World champion Adeline Gray seeks historic gold at Rio Olympics
It took Adeline Gray just 66 seconds to guarantee her trip to Rio.
Focused and poised after winning the first match in a best-of-three final in the Olympic trials in April, the 75-kilogram (165-pound) wrestler annihilated her opponent, Victoria Francis, in the second. With a commanding 10-0 lead barely a minute in, she clinched her victory by technical superiority and advanced one step closer to securing the first U.S. Olympic gold medal in women’s wrestling.
“A positive thought is just as dangerous as a negative thought in high-pressure situations, and anything can happen,” said Gray, 25. “(Francis) came out to fight, and I, thankfully, got the ball rolling and finished the match quickly so nothing could happen. I walked out healthy, and now I’m going to stay that way to Rio.”

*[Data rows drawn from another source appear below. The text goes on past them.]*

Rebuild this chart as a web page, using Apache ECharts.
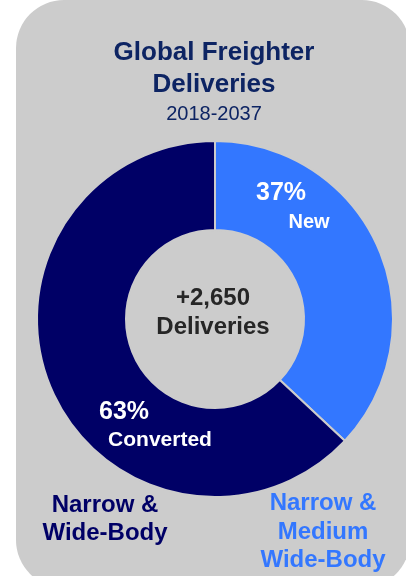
<!DOCTYPE html>
<html>
<head>
<meta charset="utf-8">
<script src="https://cdn.jsdelivr.net/npm/echarts@6/dist/echarts.min.js"></script>
<style>
  html, body { margin: 0; padding: 0; background: #ffffff; }
  #chart { width: 406px; height: 576px; }
</style>
</head>
<body>
<div id="chart"></div>
<script>
// Freighter delivery split, 2018-2037
const segments = ['New', 'Converted'];
const shares = [37, 63];
const totalDeliveries = '+2,650';
const segmentColors = ['#3377ff', '#000066'];
const bodyTypes = [['Narrow &', 'Medium', 'Wide-Body'], ['Narrow &', 'Wide-Body']];

const FONT = '"Liberation Sans", Arial, Helvetica, sans-serif';
const chart = echarts.init(document.getElementById('chart'), null, { renderer: 'canvas' });

function txt(x, y, text, size, color, weight, lh) {
  return {
    type: 'text', x: x, y: y, z: 100,
    style: {
      text: text, fill: color, font: (weight || 'bold') + ' ' + size + 'px ' + FONT,
      align: 'center', verticalAlign: 'middle', lineHeight: lh || size
    }
  };
}

const pieData = segments.map((name, i) => ({
  name: name, value: shares[i], itemStyle: { color: segmentColors[i] }
}));

chart.setOption({
  animation: false,
  backgroundColor: '#ffffff',
  series: [{
    type: 'pie',
    center: [215, 319],
    radius: [89, 178],
    startAngle: 90,
    clockwise: true,
    silent: true,
    label: { show: false },
    labelLine: { show: false },
    itemStyle: { borderColor: '#cccccc', borderWidth: 2 },
    data: pieData
  }],
  graphic: [
    { type: 'rect', z: -10, shape: { x: 16, y: 0, width: 394, height: 588, r: 48 }, style: { fill: '#cccccc' } },
    txt(214, 53, 'Global Freighter', 26, '#0d2463'),
    txt(214, 85, 'Deliveries', 26, '#0d2463'),
    txt(214, 114, '2018-2037', 20, '#0d2463', 'normal'),
    txt(281, 193, shares[0] + '%', 25, '#ffffff'),
    txt(309, 222, segments[0], 20, '#ffffff'),
    txt(124, 412, shares[1] + '%', 25, '#ffffff'),
    txt(160, 440, segments[1], 21, '#ffffff'),
    txt(213, 298, totalDeliveries, 24, '#262626'),
    txt(213, 327, 'Deliveries', 24, '#262626'),
    txt(105, 519, bodyTypes[1].join('\n'), 24, segmentColors[1], 'bold', 28),
    txt(323, 532, bodyTypes[0].join('\n'), 24, segmentColors[0], 'bold', 28.5)
  ]
});
</script>
</body>
</html>
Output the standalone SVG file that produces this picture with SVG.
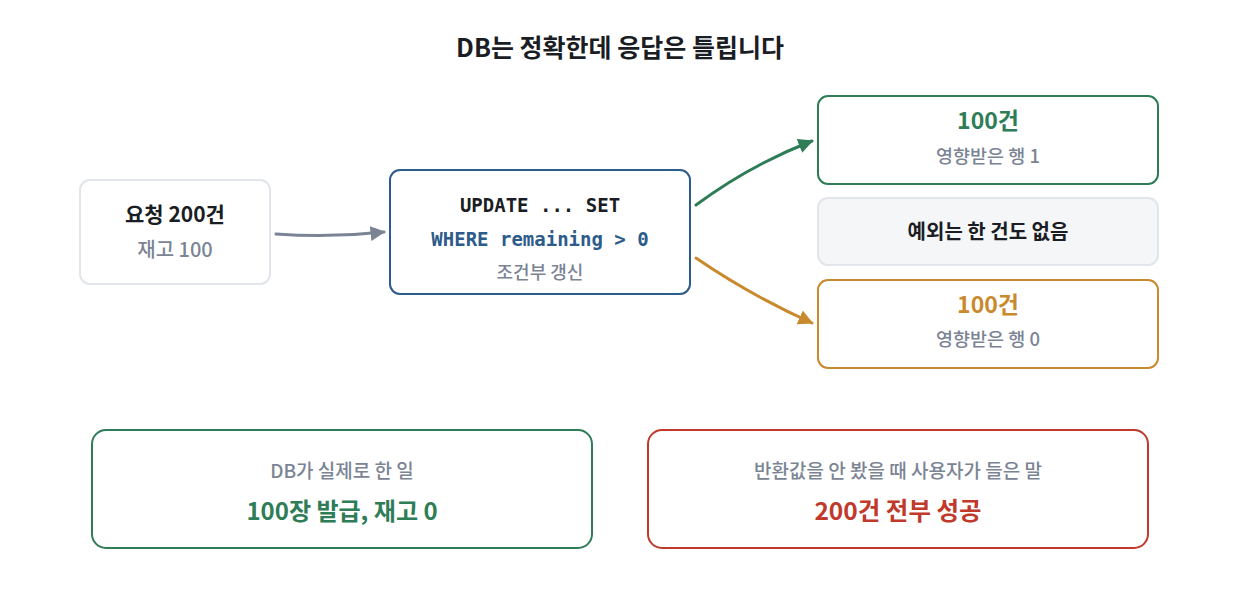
<svg xmlns="http://www.w3.org/2000/svg" width="1240" height="600" viewBox="0 0 1240 600">
<defs>
<style>
text{font-family:"Noto Sans CJK KR","Noto Sans",sans-serif;text-anchor:middle}
.t{font-size:25px;font-weight:700;fill:#1a1d23}
.b{font-size:20px;font-weight:700;fill:#1a1d23}
.s{font-size:19px;fill:#7b8494;font-weight:500}
.m{font-family:"DejaVu Sans Mono",monospace;font-size:19px;font-weight:700}
.big{font-size:24px;font-weight:700}
.box{fill:#fff;stroke-width:2}
</style>
<marker id="ag" viewBox="0 0 10 10" refX="9" refY="5" markerWidth="5" markerHeight="5" orient="auto"><path d="M0,0L10,5L0,10z" fill="#2e7d57"/></marker>
<marker id="ao" viewBox="0 0 10 10" refX="9" refY="5" markerWidth="5" markerHeight="5" orient="auto"><path d="M0,0L10,5L0,10z" fill="#c98a2e"/></marker>
<marker id="ay" viewBox="0 0 10 10" refX="9" refY="5" markerWidth="5" markerHeight="5" orient="auto"><path d="M0,0L10,5L0,10z" fill="#7b8494"/></marker>
</defs>
<rect width="1240" height="600" fill="#fff"/>
<text class="t" x="620" y="57">DB는 정확한데 응답은 틀립니다</text>
<g id="connectors" fill="none" stroke-width="3" stroke-linecap="round">
<path d="M276,234 Q330,238 384,232" stroke="#7b8494" marker-end="url(#ay)"/>
<path d="M696,205 Q750,165 812,141" stroke="#2e7d57" marker-end="url(#ag)"/>
<path d="M696,258 Q750,295 812,323" stroke="#c98a2e" marker-end="url(#ao)"/>
</g>
<g id="request">
<rect class="box" x="80" y="180" width="190" height="104" rx="10" stroke="#e2e5ea"/>
<text class="b" x="175" y="222" style="font-size:21px">요청 200건</text>
<text class="s" x="175" y="257" style="font-size:20px">재고 100</text>
</g>
<g id="update">
<rect class="box" x="390" y="170" width="300" height="124" rx="10" stroke="#2d5b8a"/>
<text class="m" x="540" y="212" fill="#1a1d23">UPDATE ... SET</text>
<text class="m" x="540" y="246" fill="#2d5b8a">WHERE remaining &gt; 0</text>
<text class="s" x="540" y="279" style="font-size:18px">조건부 갱신</text>
</g>
<g id="ok">
<rect class="box" x="818" y="96" width="340" height="88" rx="10" stroke="#2e7d57"/>
<text class="big" x="988" y="129" fill="#2e7d57" style="font-size:23px">100건</text>
<text class="s" x="988" y="163" style="font-size:18.5px">영향받은 행 1</text>
</g>
<g id="noexc">
<rect x="818" y="198" width="340" height="67" rx="10" fill="#f5f6f8" stroke="#e2e5ea" stroke-width="2"/>
<text class="b" x="988" y="239">예외는 한 건도 없음</text>
</g>
<g id="zero">
<rect class="box" x="818" y="280" width="340" height="88" rx="10" stroke="#c98a2e"/>
<text class="big" x="988" y="313" fill="#c98a2e" style="font-size:23px">100건</text>
<text class="s" x="988" y="346" style="font-size:18.5px">영향받은 행 0</text>
</g>
<g id="actual">
<rect class="box" x="92" y="430" width="500" height="118" rx="14" stroke="#2e7d57"/>
<text class="s" x="342" y="478">DB가 실제로 한 일</text>
<text class="big" x="342" y="520" fill="#2e7d57">100장 발급, 재고 0</text>
</g>
<g id="heard">
<rect class="box" x="648" y="430" width="500" height="118" rx="14" stroke="#c0392b"/>
<text class="s" x="898" y="478">반환값을 안 봤을 때 사용자가 들은 말</text>
<text class="big" x="898" y="520" fill="#c0392b" style="font-size:24.5px">200건 전부 성공</text>
</g>
</svg>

The three-time world champion — in 2012, 2014 and 2015 — loves the spotlight and “oozes with confidence,” said her coach Terry Steiner, who has worked with her for almost a decade.
After being an alternate in the London Olympics in the 63-kilogram (138-pound) weight class, Gray — a resident-athlete at the Olympic Training Center in Colorado Springs — propelled her way up to the best in the world at a higher weight. Since 2012, women’s wrestling in the Olympics has grown from four to six weight classes.
Undefeated the last two years in international competition and riding a 37-match winning streak, she embraces the constant target on her back, but Steiner still reminds her of the dangers of complacency.
“She can’t get lackadaisical and protect something she doesn’t have,” Steiner said. He tells her, “‘There’s a gold medal waiting for you out there, but you have to go get it. No one is going to give it to you; you have to go get it. It’s not yours to protect yet.’”
The aura of confidence and positive energy around Gray also rubs off on her teammates, and she has earned their respect, he added.
“I trust and I know that she’s going to get the job done because I’ve trained with her in practice and I know that she works hard,” said Helen Maroulis, who will wrestle at 53 kilograms (116.5 pounds) in Rio. “Having a teammate like Adeline and a friend like Adeline, you’re in good company, and I think that’s really important.”
As much as Gray hopes to bring home Team USA’s first women's wrestling gold, she also strives to be the role model she never had.
Despite quickly discovering success on the mat at age 6 when her father, George, first taught her to wrestle, the lacking popularity of the women’s sport left the Denver native without a female wrestler to admire. But her perspective changed when she met world champion Iris Smith in 2005.
“(It) was the first time that I saw someone who was strong and beautiful and also a world champion,” Gray said. “It gave me that total package — that idea that I could be a female and be pretty and have my hair and nails done and also be a badass.”
With long, loose curls in her hair, soft eye shadow and lavender-polished nails — one gold on each hand — Gray said she sometimes wonders how much more she would have been able to achieve if she found a role model when she started wrestling instead of as a teenager.
But the soon-to-be Olympian vehemently encourages young girls to consider the sport because she never dreamed about the professional athlete life she’s living now and the opportunities that follow, such as education scholarships.
“You can go out there and be in combat sports and still be treated as an athlete when you step out on the mat and a female when you step off,” Gray said.